··· Record extracts
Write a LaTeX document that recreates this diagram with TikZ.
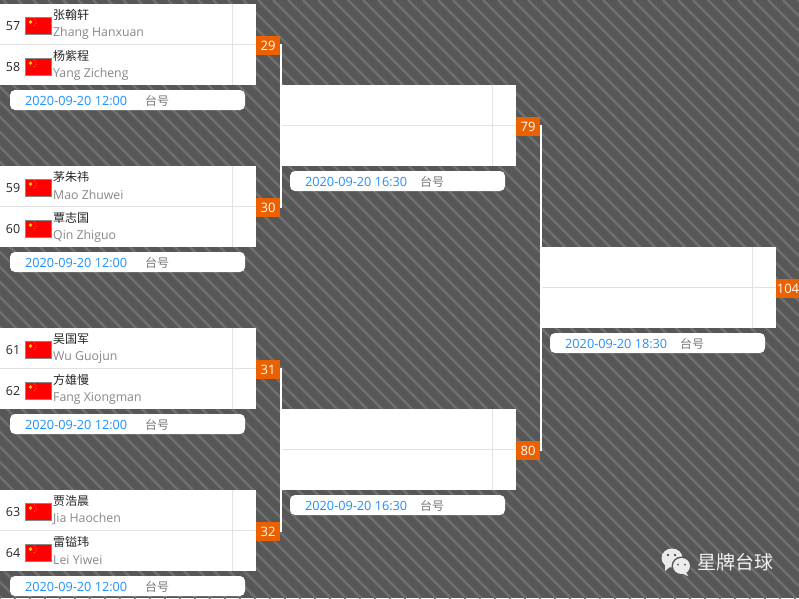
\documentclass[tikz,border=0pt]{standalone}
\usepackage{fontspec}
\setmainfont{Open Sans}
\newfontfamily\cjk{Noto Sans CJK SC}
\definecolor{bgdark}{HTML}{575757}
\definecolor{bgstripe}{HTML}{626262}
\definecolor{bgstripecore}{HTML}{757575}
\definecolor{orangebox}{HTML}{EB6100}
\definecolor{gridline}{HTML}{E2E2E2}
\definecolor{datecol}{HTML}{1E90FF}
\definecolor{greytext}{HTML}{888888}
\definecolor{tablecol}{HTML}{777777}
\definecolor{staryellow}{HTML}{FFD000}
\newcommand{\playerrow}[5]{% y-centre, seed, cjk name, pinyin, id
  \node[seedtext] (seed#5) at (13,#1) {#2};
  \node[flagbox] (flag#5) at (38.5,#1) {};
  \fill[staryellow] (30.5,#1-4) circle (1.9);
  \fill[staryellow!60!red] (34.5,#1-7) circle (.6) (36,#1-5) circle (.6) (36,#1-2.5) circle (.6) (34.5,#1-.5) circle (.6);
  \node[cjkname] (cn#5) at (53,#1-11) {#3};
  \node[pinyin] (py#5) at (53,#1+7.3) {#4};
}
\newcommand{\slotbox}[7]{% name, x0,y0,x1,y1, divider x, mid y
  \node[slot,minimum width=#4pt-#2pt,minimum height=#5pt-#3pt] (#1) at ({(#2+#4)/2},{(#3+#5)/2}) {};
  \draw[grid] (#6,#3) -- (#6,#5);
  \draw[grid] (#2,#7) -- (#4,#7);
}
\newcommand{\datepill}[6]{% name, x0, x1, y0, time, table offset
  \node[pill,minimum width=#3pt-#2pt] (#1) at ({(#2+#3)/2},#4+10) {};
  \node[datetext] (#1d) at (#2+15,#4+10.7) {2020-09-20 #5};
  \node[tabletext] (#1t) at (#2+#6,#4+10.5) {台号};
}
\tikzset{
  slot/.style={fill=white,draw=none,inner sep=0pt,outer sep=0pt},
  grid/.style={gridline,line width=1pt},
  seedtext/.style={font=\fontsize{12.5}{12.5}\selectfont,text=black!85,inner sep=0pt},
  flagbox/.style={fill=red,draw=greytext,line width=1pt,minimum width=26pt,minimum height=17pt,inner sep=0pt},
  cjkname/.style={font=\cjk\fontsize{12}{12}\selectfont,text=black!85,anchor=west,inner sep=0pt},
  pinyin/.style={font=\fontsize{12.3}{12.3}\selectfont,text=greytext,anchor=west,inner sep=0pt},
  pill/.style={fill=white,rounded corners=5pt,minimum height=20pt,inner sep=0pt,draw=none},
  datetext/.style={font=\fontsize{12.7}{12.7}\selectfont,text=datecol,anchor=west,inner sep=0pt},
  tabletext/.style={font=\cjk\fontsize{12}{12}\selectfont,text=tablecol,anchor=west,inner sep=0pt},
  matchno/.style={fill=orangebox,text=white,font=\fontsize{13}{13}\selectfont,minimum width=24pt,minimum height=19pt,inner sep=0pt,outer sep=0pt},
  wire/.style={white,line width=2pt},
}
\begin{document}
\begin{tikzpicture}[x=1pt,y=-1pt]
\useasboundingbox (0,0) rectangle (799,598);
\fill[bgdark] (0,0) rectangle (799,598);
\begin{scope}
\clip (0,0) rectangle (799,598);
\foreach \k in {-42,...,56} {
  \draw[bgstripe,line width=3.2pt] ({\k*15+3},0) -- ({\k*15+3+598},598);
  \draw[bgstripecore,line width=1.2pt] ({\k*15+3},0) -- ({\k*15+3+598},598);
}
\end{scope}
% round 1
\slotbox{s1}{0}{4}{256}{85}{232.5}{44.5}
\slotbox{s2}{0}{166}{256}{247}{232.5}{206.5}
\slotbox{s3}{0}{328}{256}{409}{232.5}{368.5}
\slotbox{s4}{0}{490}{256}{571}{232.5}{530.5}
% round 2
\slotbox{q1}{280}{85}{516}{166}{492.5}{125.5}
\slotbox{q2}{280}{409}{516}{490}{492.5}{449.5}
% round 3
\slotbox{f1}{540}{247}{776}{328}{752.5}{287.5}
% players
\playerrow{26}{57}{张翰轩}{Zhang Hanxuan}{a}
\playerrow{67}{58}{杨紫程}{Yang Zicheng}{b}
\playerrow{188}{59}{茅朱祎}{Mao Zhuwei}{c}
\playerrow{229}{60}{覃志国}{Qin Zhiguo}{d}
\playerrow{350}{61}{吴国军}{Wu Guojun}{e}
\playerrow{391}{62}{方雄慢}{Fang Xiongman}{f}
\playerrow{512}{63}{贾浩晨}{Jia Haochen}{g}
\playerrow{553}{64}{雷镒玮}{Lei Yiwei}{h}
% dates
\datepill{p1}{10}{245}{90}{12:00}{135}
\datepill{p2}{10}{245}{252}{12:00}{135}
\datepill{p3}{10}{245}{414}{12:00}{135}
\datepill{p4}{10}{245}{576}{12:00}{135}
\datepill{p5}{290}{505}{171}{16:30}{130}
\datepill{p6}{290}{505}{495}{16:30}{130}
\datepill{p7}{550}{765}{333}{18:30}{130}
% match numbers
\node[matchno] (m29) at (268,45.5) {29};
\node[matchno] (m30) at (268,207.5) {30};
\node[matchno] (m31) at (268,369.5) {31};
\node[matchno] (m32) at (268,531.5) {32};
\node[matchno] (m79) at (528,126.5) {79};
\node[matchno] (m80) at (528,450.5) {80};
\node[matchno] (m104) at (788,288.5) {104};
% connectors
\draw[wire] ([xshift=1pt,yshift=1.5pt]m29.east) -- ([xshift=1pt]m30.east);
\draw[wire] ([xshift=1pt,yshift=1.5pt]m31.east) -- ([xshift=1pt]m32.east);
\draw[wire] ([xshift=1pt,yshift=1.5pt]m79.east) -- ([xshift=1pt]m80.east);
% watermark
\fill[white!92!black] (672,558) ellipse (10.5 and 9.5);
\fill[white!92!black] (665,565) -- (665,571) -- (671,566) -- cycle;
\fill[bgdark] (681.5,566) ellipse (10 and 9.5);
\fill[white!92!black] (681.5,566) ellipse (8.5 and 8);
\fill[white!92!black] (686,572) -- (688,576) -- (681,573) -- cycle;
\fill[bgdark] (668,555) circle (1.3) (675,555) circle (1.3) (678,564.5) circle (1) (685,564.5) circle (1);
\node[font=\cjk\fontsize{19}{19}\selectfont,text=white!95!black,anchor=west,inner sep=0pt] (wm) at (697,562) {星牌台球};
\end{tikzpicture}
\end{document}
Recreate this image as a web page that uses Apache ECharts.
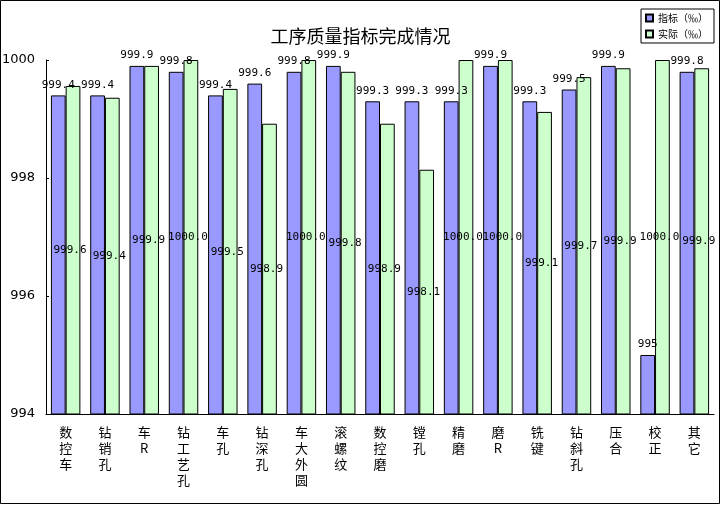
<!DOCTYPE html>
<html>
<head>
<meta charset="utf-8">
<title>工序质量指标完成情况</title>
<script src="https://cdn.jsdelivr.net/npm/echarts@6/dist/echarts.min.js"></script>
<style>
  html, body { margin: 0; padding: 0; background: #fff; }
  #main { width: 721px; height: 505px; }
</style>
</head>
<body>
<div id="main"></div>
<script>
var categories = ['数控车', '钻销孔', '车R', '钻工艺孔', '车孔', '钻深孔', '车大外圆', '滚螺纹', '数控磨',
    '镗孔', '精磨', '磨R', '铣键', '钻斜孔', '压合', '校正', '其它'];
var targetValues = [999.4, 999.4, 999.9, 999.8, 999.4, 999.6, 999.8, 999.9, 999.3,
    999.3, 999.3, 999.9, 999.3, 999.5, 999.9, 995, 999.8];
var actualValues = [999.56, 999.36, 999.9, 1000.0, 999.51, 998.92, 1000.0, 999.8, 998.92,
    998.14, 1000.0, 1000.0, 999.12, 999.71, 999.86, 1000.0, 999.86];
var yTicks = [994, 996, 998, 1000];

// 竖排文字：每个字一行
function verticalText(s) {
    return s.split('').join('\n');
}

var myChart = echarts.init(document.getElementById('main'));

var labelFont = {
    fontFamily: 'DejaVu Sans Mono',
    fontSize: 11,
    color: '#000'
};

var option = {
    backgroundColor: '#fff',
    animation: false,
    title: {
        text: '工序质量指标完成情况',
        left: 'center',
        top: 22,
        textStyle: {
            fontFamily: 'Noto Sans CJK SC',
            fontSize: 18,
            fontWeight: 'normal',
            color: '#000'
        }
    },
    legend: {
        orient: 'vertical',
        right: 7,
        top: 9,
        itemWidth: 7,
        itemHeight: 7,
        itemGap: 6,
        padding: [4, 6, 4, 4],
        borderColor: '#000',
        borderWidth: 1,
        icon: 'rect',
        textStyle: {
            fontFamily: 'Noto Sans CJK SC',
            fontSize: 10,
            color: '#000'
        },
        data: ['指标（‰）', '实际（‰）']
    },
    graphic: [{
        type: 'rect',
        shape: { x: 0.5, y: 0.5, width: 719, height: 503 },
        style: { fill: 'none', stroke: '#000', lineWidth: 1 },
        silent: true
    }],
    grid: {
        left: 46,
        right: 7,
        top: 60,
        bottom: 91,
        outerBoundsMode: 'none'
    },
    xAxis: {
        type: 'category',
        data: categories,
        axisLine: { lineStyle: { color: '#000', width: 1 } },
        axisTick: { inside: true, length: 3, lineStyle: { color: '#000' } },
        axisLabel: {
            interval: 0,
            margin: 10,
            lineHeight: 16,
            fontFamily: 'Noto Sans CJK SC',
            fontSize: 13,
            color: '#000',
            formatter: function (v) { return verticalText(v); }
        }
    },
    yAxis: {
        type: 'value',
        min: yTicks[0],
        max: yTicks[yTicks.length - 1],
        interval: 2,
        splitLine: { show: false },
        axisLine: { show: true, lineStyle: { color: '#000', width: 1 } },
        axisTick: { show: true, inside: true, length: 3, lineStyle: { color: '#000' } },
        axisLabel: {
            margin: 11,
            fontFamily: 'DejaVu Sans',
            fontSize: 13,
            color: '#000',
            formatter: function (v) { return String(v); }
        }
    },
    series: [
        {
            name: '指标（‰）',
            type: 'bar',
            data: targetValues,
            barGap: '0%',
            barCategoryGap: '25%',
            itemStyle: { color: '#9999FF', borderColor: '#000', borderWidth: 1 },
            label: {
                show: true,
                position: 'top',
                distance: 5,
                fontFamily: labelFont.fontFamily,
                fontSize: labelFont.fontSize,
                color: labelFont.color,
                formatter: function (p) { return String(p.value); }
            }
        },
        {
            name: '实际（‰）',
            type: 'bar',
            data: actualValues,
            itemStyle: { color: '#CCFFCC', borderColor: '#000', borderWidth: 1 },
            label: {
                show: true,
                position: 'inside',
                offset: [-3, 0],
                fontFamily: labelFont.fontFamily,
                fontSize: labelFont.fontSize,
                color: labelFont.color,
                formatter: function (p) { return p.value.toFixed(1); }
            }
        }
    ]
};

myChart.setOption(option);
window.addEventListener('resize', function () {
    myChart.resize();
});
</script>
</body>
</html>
······
_Work instructions_
Within the entries above, work out how many lines contain the word "this". The number alone is the answer.

_Exercise result_
2